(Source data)
....................

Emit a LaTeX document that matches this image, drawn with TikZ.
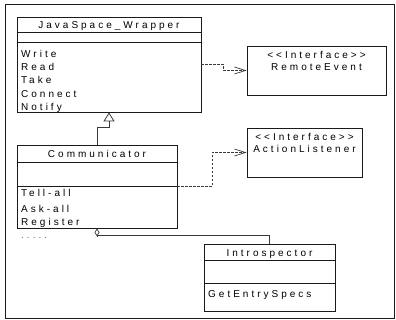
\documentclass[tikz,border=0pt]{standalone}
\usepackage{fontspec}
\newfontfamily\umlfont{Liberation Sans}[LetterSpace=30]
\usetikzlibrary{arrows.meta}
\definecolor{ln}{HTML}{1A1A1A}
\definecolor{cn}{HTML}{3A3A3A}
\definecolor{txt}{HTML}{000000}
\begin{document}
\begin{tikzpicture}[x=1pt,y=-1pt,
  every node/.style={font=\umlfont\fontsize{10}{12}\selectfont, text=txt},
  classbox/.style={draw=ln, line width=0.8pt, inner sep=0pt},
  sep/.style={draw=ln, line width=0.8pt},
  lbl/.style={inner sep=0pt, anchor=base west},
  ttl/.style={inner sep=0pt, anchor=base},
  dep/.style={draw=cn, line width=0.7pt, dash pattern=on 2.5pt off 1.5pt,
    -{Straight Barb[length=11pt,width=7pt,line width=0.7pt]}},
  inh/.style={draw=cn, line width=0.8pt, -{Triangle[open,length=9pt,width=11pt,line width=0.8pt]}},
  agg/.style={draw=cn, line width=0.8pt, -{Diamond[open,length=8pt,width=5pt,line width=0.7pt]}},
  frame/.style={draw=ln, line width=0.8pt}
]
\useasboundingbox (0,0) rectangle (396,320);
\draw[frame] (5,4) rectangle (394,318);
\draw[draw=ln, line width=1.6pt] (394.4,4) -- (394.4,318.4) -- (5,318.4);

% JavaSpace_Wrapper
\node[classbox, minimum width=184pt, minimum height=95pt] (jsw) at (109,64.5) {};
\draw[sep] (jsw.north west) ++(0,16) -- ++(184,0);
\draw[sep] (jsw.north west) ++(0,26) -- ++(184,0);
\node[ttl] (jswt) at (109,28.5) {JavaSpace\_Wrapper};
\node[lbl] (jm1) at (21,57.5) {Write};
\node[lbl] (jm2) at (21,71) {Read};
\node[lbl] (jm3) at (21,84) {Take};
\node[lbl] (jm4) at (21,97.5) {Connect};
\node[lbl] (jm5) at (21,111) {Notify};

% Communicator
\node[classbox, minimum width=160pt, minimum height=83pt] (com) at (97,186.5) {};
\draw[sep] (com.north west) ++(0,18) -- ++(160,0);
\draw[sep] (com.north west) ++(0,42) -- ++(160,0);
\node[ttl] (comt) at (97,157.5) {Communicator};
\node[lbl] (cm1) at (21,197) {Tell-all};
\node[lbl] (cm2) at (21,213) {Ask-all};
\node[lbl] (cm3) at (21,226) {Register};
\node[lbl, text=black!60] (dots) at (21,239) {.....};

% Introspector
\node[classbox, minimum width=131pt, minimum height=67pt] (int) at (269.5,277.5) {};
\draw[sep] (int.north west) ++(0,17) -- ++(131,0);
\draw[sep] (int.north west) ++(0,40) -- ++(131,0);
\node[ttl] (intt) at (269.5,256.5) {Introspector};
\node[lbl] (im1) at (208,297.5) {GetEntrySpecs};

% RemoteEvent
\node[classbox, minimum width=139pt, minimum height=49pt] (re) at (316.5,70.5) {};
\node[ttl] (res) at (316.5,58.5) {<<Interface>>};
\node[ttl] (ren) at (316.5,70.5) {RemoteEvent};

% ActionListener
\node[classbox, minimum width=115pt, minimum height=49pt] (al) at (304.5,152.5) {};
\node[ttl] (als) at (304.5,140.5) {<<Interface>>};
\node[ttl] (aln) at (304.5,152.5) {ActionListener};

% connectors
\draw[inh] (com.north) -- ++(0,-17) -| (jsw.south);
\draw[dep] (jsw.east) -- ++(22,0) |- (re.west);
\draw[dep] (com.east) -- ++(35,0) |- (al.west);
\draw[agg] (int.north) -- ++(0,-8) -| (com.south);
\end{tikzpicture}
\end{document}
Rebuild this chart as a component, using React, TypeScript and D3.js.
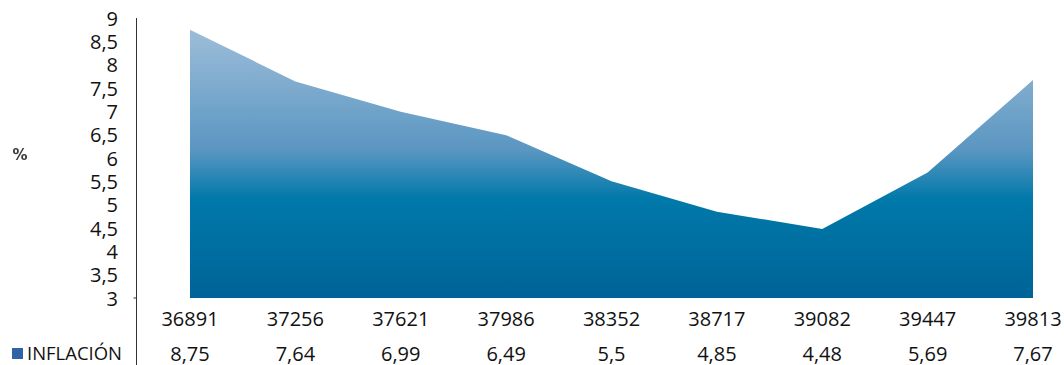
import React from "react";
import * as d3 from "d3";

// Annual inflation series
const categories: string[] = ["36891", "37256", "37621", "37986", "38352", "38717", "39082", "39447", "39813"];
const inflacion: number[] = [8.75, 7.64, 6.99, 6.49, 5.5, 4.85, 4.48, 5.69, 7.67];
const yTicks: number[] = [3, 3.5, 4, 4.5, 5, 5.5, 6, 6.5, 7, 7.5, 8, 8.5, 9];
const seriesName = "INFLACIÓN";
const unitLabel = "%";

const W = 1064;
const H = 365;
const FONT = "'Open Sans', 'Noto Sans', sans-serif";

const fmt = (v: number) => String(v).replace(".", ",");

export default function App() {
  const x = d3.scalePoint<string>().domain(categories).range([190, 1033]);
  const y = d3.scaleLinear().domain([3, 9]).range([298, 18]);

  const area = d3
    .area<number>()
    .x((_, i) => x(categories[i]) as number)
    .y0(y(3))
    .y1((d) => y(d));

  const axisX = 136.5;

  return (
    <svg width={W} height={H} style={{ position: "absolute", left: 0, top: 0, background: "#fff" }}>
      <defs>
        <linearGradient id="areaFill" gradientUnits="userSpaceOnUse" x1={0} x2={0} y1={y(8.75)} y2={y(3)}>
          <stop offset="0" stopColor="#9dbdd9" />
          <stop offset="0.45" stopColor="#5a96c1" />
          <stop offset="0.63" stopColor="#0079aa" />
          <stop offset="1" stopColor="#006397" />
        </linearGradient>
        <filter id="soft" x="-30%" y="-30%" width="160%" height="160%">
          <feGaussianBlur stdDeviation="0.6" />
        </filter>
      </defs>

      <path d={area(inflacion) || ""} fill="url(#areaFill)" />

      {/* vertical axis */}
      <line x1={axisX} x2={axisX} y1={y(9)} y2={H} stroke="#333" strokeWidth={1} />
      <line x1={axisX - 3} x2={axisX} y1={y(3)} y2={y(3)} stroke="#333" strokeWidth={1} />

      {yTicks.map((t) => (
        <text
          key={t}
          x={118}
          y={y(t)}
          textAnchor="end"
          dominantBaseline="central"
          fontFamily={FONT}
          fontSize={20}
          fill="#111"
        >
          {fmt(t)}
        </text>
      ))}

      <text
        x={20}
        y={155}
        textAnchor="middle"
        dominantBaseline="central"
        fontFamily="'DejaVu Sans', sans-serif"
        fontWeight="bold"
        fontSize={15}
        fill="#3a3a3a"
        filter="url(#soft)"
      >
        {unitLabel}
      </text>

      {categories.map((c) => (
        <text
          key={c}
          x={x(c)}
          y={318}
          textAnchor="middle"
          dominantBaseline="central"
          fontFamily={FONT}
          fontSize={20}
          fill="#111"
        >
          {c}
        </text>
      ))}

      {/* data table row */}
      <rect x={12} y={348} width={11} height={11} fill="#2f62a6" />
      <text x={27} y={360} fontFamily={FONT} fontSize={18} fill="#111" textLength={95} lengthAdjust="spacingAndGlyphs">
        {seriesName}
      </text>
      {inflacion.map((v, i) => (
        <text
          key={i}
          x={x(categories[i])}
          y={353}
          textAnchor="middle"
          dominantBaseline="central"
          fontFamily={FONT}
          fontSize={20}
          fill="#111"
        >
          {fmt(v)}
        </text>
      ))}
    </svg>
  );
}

....................

# What is asked:
Examine the records and pull out every line where the string "React" occurs.

# Task solution:
Rebuild this chart as a component, using React, TypeScript and D3.js.
import React from "react";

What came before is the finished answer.